PaperHub
3.0
/10
Rejected4 位审稿人
最低3最高3标准差0.0
3
3
3
3
3.5
置信度
ICLR 2024

Converging and Stabilizing Generative Adversarial Imitation Learning

OpenReviewPDF
提交: 2023-09-22更新: 2024-02-11

摘要

关键词
generative adversarial imitation learningconvergencestabilitycontrol theory

评审与讨论

审稿意见
3

This paper claims that the original GAIL is not unstable from a control theory perspective. To address this issue, this paper introduces an additional controller in the optimization step. The paper conducts experiments to validate the proposed algorithm on MuJoCo locomotion control tasks.

优点

This paper introduces control theory, such as stability analysis, into the imitation learning algorithm. This perspective is intriguing and may be further explored in future work.

缺点

  • The definition of 'GAIL' is unclear

This paper primarily focuses on vanilla GAIL, which incorporates causal entropy into the objective function. However, in the introduction and related work sections, when discussing related research on GAIL, this paper appears to reference various GAIL variants. These other papers employ the state-action distribution matching principle as GAIL, utilizing different ff-divergence measures. Unfortunately, this paper neglects to mention this aspect while reviewing the related work, causing confusion among readers and resulting in a misinterpretation of previous works.

  • Motivation is unclear and week

This paper criticizes the stability of vanilla GAIL, i.e., the absence of a stationary point. This criticism is somewhat artificial or theoretical. This instability stems from the entropy regularization in the policy learning objective. Unless the expert policy is also the optimal policy with respect to the entropy-regularized MDP, the solution D=1/2D=1/2 and π=πE\pi= \pi^{E} is not a stationary point. Removing this regularized, GAIL is actually stable.

That being said, the key idea of GAIL, which is state-action distribution matching, is correct. So, why introduce this entropy regularizer in practice? The reason is the exploration issue when estimating the state-action (visit) distribution. In fact, there are more principled ways of accomplishing this [1, 2], although they involve slightly more complicated algorithm designs.

  • Related Work is not enough

Many related topics are not reviewed:

The ff-divergence perspective on state-action distribution matching (including GAIL) [3, 4, 5].

The sample complexity and generalization issues of imitation learning [6, 7, 8].

Note that researchers have successfully designed convergent state-action distribution matching methods under the tabular setting. One of the main gaps in practice is the generational gap that arises when using deep neural networks to approximate everything.

  • Many lemmas and theorems have appeared in existing work

Lemmas A.1 and A.2 follow from the original GAIL work and the concept of entropy-regularized MDPs. This connection should be clarified.

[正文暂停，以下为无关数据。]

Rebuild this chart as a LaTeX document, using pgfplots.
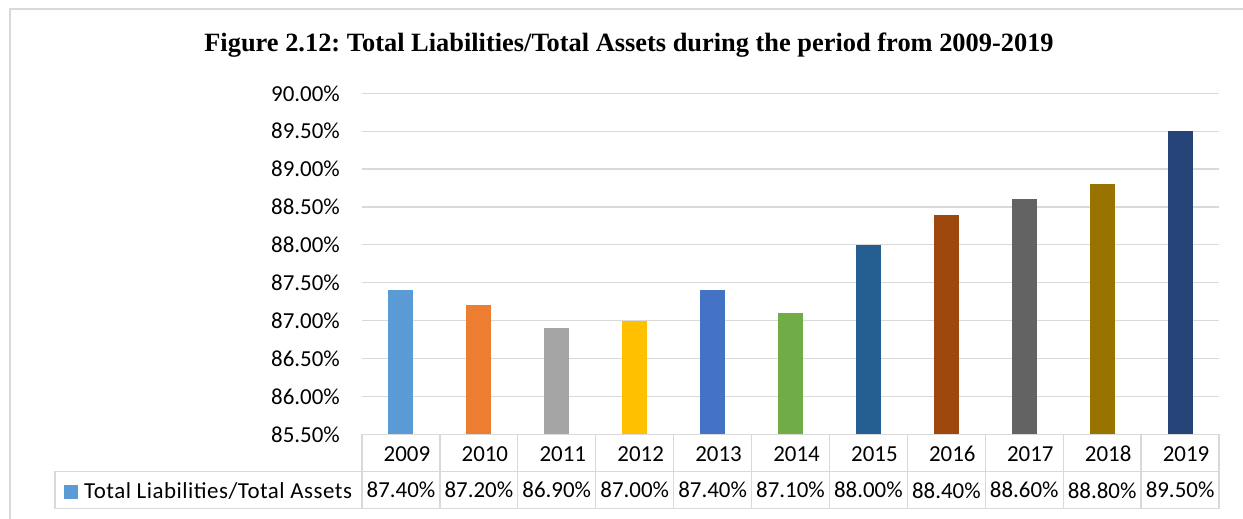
\documentclass[border=0pt]{standalone}
\usepackage{fontspec}
\setmainfont{Carlito}
\newfontfamily\titlefont{Liberation Serif}
\newfontfamily\legfont[LetterSpace=2.2]{Carlito}
\usepackage{pgfplots}
\pgfplotsset{compat=1.18}
\definecolor{c1}{HTML}{5B9BD5}
\definecolor{c2}{HTML}{ED7D31}
\definecolor{c3}{HTML}{A5A5A5}
\definecolor{c4}{HTML}{FFC000}
\definecolor{c5}{HTML}{4472C4}
\definecolor{c6}{HTML}{70AD47}
\definecolor{c7}{HTML}{255E91}
\definecolor{c8}{HTML}{9E480E}
\definecolor{c9}{HTML}{636363}
\definecolor{c10}{HTML}{997300}
\definecolor{c11}{HTML}{264478}
\definecolor{gridc}{HTML}{D9D9D9}
\frenchspacing
\begin{document}
\begin{tikzpicture}[x=1bp,y=1bp]
\useasboundingbox (0,0) rectangle (1243,519);
\draw[gridc, line width=1.5bp] (10,0) -- (10,510) -- (1243,510);
\node[font=\titlefont\bfseries\fontsize{26.5}{30}\selectfont] at (629,474) {Figure 2.12: Total Liabilities/Total Assets during the period from 2009-2019};
\begin{axis}[
  at={(362bp,84.7bp)}, anchor=south west,
  width=857bp, height=341bp, scale only axis,
  xmin=-0.5, xmax=10.5, ymin=85.5, ymax=90,
  ytick={85.5,86,86.5,87,87.5,88,88.5,89,89.5,90},
  yticklabels={85.50\%,86.00\%,86.50\%,87.00\%,87.50\%,88.00\%,88.50\%,89.00\%,89.50\%,90.00\%},
  ymajorgrids, grid style={gridc, line width=1.3bp},
  axis line style={draw=none}, major tick length=0pt,
  tick label style={font=\fontsize{23}{37}\selectfont},
  yticklabel style={inner sep=0pt, xshift=-22bp},
  xtick={0,1,2,3,4,5,6,7,8,9,10},
  xticklabels={
    {\hspace*{12bp}2009\\87.40\%},
    {\hspace*{12bp}2010\\87.20\%},
    {\hspace*{12bp}2011\\86.90\%},
    {\hspace*{12bp}2012\\87.00\%},
    {\hspace*{12bp}2013\\87.40\%},
    {\hspace*{12bp}2014\\87.10\%},
    {\hspace*{12bp}2015\\88.00\%},
    {\hspace*{12bp}2016\\88.40\%},
    {\hspace*{12bp}2017\\88.60\%},
    {\hspace*{12bp}2018\\88.80\%},
    {\hspace*{12bp}2019\\89.50\%}},
  xticklabel style={align=center, anchor=north, inner sep=0pt, yshift=-11.7bp},
  every axis plot/.append style={ybar, bar width=25bp, bar shift=0pt, draw=none},
]
\addplot[fill=c1] coordinates {(0,87.4)};
\addplot[fill=c2] coordinates {(1,87.2)};
\addplot[fill=c3] coordinates {(2,86.9)};
\addplot[fill=c4] coordinates {(3,87.0)};
\addplot[fill=c5] coordinates {(4,87.4)};
\addplot[fill=c6] coordinates {(5,87.1)};
\addplot[fill=c7] coordinates {(6,88.0)};
\addplot[fill=c8] coordinates {(7,88.4)};
\addplot[fill=c9] coordinates {(8,88.6)};
\addplot[fill=c10] coordinates {(9,88.8)};
\addplot[fill=c11] coordinates {(10,89.5)};
\end{axis}
\foreach \i in {0,...,11} \draw[gridc, line width=1.3bp] (362+\i*77.909,84.7) -- (362+\i*77.909,10.3);
\draw[gridc, line width=1.3bp] (55,47.7) -- (1219,47.7);
\draw[gridc, line width=1.3bp] (55,10.3) -- (1219,10.3);
\draw[gridc, line width=1.3bp] (55,10.3) -- (55,47.7);
\fill[c1] (64,20) rectangle (78,34);
\node[anchor=west, inner sep=0pt, font=\legfont\fontsize{23}{27}\selectfont] at (84,28) {Total Liabilities/Total Assets};
\end{tikzpicture}
\end{document}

  • Experiment Results are Weak

Many strong baselines, such as the mentioned DAC and IQ-learn [9], are not compared. Thus, the significance of improvement of GAIL is unclear.

  • Paper Writing Can be further improved

Many notations are not well-defined and explained. Please refer to the following comments.

  1. The major concerns arise from the weak motivation and poor writing exhibited in this paper. The former has been discussed in the comments above, and I will now provide some comments and suggestions regarding the writing:

  2. The formulation of the discounted MDP is not specified when modeling GAIL in Section 2.

  3. Definition 3.1: "Such an equilibrium is also called a fixed point, critical point, or steady state."

  4. Definition 3.5: The notation of xex_e is not defined.

  5. Equations (9) and (10) may not hold true when the expert policy is the optimal policy with respect to the entropy-regularized MDP.

  6. Section 4.2: "Let p(s)p(s) represent the probability of state ss at time step kk": this definition is very unclear. It seems that you are referring to the visitation probability."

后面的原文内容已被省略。